Sgt. Pepper's Lonely Hearts

50 Years Later, Sgt. Pepper’s Lonely Hearts Club Is Still Teaching Bands to Play

It was 50 years ago today that The Beatles’ Sgt. Pepper’s Lonely Hearts Club Band first started teaching the world’s would-be bands how to play. Well, June 1st will technically be the day, but generally speaking, 50 years later, The Beatles are still the band to beat for Greatest Ever; and Sgt. Pepper’s is widely regarded as their penultimate work, though some wayward Abbey Road purists might argue till their faces turned technicolored blue.

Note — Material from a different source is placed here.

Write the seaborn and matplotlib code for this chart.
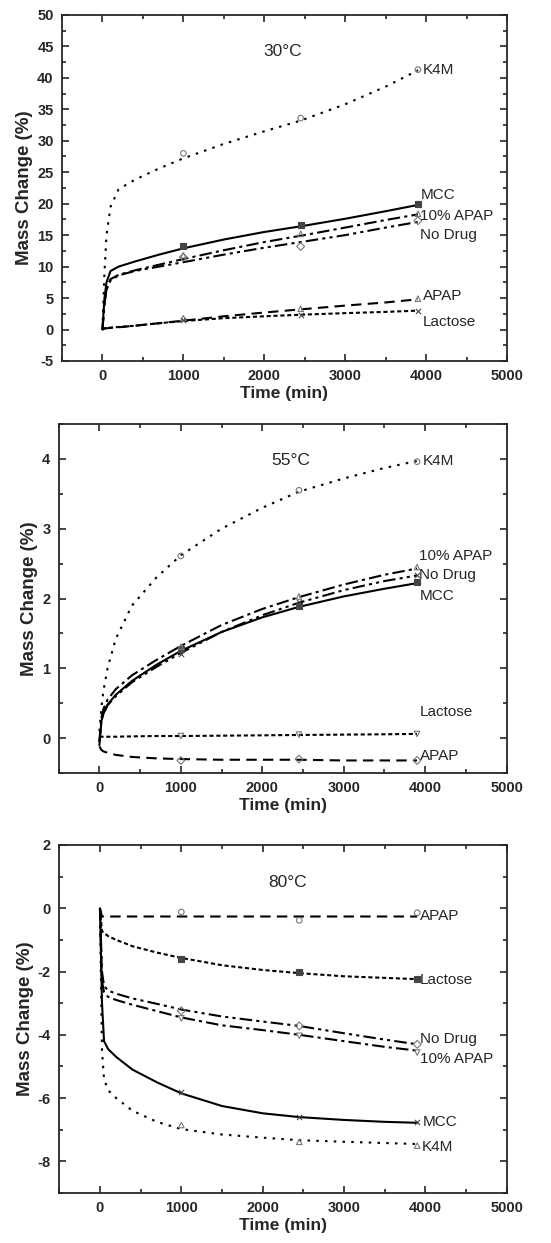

As much as we all love that 1969 effort, it pales in importance to the watershed musical moment that happened when yet-to-be-knighted-producer George Martin and The (yet-to-be-knighted) Fab Four became the center of the creative universe during the 1966/67 Sgt. Pepper’s recordings (in Abbey Road Studios, mind you). If we’re talking about how important an album remains for all the music that came (and still comes) after, it’s hard to make a case for any album being more earth shattering than Sgt. Pepper’s. While I am prone to hyperbole, I don’t think I’m being so here. But I am on LSD.

Okay, no I’m not, but I am listening to track 3 “Lucy in the Sky With Diamonds” right now, and there’s no way to do so without being transported to some higher place. A lot of that has to do with the sonic imagery they created in those lysergically dipped late ‘60s’ days. Music and lyrics work as one to psychedelically place you smack dab in the culture clash of 1967, the modernity of the Mellotron fusing dreamily with classical themes beckoning far beyond rock n’ roll.

Amazingly, all that transportive imagery is on purpose. According to Giles Martin (via EW), George’s son who just helped oversee a sweet new 50th anniversary reissue: “It was a sea change for the way things were recorded. They wanted to paint pictures with sound and create a world that they couldn’t perform live.”

If you want to get technical, the first songs recorded as such were “Penny Lane” and “Strawberry Fields Forever.” Though those two perfect paintings were released as 7-inch singles and didn’t make the final album, they laid the trippy groundwork for what came next. And that quote really gets to the heart of what The Beatles did with Sgt. Peppers. The huge, loving, otherworldly, yet ultimately human expanse of The Beatles’ imagination has never been in more full, creative bloom. The confluence of such creativity, and the reckless abandon they exhibited in pursuing such daring dreams, showed the rest of the world’s musical artists just how big their palettes could be.